Se alguém tem que morrer, que seja o outro
O elenco tem momentos arrebatadores numa trama à altura
Não se iluda. Alguém tem que morrer (minissérie da Netflix) é bem mais violenta do que o seu título sugere. Assisti com o coração na boca, ansiosa para saber onde aquilo tudo ia parar, até desembocar num final que pede ainda mais fôlego! Pense numa trama que se desenrola na Espanha da ditadura de Francisco Franco, nos anos 1950, num ambiente de poder e patrulhas ideológicas, campo fértil para fazer aflorar aspectos sombrios da natureza humana. Homofobia, machismo, favorecimentos escusos, intrigas, conservadorismo e todos os medos que costuram aberrações. O diretor mexicano Manolo Caro não economiza suspense.
Pois é uma aberração que Gabino, o jovem que volta do México, depois de 10 anos estudando e morando com familiares da mãe, Mina (a linda Cecília Suárez), traga à tiracolo o amigo Lázaro, bailarino sensual que será o rastilho de pólvora para incendiar a reputação da família onde se combinam segredinhos e violência. No trono de poder, a matriarca Amparo (a estupenda Carmen Maura), mãe de Gregório e avó que desperta em Gabino os piores olhares, as palavras mais secas, o trato inequívoco do desprezo. Depois, a gente fica sabendo a origem de tanta repulsa.

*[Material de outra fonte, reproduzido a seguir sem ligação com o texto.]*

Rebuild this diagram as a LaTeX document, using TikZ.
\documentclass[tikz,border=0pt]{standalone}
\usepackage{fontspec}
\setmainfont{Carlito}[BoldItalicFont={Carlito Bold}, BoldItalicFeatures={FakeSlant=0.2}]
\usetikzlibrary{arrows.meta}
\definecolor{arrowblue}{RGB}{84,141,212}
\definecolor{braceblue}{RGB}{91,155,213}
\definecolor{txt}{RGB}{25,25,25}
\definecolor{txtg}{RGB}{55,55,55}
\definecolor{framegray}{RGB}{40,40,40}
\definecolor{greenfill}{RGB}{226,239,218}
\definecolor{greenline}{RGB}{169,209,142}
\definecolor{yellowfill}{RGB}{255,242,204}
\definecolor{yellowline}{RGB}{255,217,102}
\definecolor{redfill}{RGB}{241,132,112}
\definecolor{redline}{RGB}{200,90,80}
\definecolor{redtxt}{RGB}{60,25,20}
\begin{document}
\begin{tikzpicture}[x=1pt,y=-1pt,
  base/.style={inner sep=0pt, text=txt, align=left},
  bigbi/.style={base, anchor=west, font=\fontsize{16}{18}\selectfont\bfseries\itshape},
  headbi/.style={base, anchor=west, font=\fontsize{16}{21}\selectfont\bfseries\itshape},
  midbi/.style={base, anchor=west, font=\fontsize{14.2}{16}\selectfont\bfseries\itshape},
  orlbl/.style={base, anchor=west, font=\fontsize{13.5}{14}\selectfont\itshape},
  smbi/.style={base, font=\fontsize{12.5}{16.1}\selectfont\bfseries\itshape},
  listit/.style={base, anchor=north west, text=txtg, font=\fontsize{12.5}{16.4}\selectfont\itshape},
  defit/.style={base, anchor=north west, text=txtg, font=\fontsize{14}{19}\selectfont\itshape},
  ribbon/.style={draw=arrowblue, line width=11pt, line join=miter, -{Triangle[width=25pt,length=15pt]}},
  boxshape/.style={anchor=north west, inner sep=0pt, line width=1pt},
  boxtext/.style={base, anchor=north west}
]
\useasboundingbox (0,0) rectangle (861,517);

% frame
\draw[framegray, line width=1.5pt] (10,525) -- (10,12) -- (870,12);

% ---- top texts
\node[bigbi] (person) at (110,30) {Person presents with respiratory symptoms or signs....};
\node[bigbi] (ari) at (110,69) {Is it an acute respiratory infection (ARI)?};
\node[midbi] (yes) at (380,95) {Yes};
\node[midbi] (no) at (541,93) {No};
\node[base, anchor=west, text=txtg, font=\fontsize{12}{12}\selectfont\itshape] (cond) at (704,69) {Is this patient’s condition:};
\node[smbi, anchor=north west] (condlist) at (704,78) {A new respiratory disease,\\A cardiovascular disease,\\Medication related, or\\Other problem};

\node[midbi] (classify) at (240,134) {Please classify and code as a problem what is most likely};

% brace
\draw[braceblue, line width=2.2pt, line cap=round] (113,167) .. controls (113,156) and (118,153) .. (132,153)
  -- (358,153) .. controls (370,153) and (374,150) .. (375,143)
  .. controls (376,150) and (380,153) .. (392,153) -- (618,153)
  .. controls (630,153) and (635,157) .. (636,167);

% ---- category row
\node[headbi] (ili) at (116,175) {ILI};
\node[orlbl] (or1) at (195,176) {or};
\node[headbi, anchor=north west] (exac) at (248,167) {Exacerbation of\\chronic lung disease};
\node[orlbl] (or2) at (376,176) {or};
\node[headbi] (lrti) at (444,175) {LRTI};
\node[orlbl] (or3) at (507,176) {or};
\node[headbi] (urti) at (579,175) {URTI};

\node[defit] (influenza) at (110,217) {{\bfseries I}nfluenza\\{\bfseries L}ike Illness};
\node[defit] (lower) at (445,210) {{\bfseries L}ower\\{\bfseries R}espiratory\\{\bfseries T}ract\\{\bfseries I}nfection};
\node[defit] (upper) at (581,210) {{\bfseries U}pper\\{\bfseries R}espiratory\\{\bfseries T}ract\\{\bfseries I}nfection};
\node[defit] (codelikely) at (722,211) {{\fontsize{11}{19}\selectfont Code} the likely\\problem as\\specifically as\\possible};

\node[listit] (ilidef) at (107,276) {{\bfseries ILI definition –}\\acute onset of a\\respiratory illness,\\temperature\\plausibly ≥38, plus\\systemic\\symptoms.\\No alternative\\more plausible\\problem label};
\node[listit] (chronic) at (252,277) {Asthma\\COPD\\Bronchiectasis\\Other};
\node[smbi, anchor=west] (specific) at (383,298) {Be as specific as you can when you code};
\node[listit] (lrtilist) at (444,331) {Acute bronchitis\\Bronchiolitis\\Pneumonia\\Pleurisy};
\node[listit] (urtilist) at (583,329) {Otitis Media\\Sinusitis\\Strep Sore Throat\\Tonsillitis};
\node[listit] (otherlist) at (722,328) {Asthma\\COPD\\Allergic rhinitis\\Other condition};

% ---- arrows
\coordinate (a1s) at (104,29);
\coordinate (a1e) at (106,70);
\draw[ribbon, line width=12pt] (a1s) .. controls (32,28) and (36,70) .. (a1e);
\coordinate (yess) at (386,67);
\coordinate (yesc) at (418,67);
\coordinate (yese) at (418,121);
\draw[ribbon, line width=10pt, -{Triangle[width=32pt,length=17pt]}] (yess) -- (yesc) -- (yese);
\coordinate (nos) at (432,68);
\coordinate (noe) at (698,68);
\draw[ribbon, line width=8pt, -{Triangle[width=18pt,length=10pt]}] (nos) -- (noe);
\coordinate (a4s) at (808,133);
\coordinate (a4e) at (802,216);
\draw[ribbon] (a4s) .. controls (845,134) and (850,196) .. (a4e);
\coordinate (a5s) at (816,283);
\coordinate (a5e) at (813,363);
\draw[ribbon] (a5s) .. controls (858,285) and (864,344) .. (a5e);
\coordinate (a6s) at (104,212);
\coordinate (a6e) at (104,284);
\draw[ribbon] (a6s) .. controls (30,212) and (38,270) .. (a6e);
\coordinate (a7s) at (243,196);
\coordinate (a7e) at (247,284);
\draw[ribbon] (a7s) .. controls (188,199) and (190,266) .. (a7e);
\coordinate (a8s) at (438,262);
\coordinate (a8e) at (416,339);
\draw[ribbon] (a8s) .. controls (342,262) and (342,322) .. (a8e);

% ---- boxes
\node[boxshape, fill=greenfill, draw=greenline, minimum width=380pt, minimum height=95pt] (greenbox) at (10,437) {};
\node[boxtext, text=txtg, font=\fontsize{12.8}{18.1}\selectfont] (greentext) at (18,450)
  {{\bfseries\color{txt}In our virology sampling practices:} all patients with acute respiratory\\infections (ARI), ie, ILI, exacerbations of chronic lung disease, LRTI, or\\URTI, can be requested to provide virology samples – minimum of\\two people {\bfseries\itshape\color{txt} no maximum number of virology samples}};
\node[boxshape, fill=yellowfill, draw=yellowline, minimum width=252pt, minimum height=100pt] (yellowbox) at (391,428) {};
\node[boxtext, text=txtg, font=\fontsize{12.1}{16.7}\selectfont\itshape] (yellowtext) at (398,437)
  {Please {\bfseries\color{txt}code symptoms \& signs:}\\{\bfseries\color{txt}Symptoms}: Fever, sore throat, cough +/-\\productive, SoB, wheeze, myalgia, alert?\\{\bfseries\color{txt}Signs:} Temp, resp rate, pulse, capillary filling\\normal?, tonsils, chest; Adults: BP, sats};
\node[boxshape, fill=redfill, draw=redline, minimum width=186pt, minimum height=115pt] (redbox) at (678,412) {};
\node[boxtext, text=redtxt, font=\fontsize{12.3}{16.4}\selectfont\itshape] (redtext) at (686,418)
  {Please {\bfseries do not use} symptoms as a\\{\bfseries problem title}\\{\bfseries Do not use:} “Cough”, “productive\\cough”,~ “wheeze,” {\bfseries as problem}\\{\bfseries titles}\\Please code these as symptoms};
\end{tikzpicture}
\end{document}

Os rapazes têm uma programação bem diferente daquela que aguarda Gabino na volta para casa. Eles querem ir a Paris, aproveitar o pouco tempo de férias e voltar ao México, seguir a vida por lá. Não passa pela cabeça do herdeiro da família Falcón entrar em um casamento arranjado com a mimada Cayetana, submeter-se a avó e seguir a carreira do pai, sujeito que passa longe de qualquer dignidade.
Até porque quem Gabino quer mesmo é Lázaro (o bailarino mexicano Isaac Hernandez, que estreia como ator), assumindo a homossexualidade que, naquela Espanha, era uma doença a ser tratada com escárnio, prisão, tortura e, por que não?, a morte. Lázaro, no entanto, só quer a amizade de Gabino, mas tanta proximidade não passa despercebida na sociedade preconceituosa da época e monta-se, então, o cenário para a fogueira medieval. Não falta quem acenda o fósforo bem pertinho da pólvora e a gente fica, do lado de cá da telinha, angustiada para saber quem vai ser queimado primeiro.

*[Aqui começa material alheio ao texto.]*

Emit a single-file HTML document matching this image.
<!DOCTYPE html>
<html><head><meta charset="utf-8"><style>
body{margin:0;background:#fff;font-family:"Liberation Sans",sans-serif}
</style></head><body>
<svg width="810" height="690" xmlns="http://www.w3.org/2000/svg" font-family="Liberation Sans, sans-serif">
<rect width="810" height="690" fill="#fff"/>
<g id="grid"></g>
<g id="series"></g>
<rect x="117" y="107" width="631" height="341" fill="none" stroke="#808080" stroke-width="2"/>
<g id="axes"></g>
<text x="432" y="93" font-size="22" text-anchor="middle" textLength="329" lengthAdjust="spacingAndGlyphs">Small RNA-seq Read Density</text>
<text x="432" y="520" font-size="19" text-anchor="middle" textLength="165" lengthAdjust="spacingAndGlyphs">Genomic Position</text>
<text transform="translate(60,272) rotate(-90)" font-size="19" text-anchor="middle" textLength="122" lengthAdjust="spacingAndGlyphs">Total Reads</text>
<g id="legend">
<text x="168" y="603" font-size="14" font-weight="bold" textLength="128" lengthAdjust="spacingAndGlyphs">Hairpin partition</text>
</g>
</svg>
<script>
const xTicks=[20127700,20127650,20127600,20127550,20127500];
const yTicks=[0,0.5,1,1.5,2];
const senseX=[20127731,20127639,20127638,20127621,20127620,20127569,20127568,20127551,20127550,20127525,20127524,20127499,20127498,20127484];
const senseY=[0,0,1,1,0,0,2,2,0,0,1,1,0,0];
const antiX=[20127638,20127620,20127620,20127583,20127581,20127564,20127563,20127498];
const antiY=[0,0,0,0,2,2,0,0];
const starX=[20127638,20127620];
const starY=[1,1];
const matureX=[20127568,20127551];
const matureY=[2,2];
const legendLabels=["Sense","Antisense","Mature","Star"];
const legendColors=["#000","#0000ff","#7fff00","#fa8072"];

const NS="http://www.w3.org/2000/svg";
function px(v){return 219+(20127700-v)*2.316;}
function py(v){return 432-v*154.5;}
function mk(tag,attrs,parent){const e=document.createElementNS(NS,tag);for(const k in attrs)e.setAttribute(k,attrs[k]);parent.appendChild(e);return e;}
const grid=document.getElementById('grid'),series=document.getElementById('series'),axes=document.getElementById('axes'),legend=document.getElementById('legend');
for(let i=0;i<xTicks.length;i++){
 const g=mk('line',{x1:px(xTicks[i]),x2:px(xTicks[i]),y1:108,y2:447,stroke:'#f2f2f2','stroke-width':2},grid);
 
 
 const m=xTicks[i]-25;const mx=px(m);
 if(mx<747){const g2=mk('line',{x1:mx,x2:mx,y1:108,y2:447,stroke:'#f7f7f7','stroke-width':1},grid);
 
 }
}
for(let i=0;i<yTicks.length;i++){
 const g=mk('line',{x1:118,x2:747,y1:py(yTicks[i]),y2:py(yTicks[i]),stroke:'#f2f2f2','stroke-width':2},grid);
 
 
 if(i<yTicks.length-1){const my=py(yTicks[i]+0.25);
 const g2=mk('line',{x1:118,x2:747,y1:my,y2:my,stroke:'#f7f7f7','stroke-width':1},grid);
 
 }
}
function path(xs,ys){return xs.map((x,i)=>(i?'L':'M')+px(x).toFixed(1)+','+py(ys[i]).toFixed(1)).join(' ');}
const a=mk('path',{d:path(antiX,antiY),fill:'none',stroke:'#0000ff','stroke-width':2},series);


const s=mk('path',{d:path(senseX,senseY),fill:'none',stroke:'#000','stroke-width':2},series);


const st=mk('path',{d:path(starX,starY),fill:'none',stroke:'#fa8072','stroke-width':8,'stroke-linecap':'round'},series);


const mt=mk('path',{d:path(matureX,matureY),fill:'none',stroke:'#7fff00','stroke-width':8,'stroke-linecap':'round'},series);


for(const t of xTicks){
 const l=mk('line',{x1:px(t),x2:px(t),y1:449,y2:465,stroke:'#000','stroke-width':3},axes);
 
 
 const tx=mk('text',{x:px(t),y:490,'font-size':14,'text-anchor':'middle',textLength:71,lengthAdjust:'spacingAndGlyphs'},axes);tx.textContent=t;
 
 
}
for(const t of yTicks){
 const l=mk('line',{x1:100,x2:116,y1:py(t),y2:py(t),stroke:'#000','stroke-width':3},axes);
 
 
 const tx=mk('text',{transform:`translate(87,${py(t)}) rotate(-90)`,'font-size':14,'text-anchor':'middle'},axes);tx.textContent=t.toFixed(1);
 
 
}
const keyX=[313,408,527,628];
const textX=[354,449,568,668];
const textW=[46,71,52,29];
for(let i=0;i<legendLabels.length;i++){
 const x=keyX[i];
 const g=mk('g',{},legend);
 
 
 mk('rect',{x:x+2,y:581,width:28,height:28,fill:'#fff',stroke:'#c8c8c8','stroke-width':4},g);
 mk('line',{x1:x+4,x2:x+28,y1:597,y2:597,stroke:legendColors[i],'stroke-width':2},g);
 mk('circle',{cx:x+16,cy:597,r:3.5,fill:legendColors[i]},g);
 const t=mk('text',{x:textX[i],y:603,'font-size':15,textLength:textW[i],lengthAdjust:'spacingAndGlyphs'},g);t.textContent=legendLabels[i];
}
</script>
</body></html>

A trama tem como pano de fundo um clube de tiro para a alta sociedade de então, o que dá ainda mais sentido aos títulos dos três episódios da série. Sim, são apenas três, denominados Solte a presa, Mire o alvo e Puxe o gatilho, o que sugere o clima de tensão constante, sem trégua, apoiado por um elenco que tem momentos arrebatadores.
Quando o que se desenrola à nossa frente é ficção tem-se a oportunidade de elaborar o drama que retrata coisas da vida. Quando a cena se fecha e as luzes se acendem, a gente volta pra casa, toma um café, ou simplesmente muda de canal nesses tempos de cinema em casa. No entanto, Alguém tem que morrer não pode ser descartado assim tão facilmente. Muda a época, o contexto político, o figurino, as leis, mas a natureza humana, refém das suas sombras, é o que determina se evoluímos ou não. Pregar uma pátria livre de pecados, usando para isso a religião, a moral de conveniência e a patrulha que subverte as escolhas individuais é uma doença da qual o ser humano ainda não se curou, mesmo chorando sobre perdas irreparáveis. Assim, se alguém tem que morrer, que seja o outro.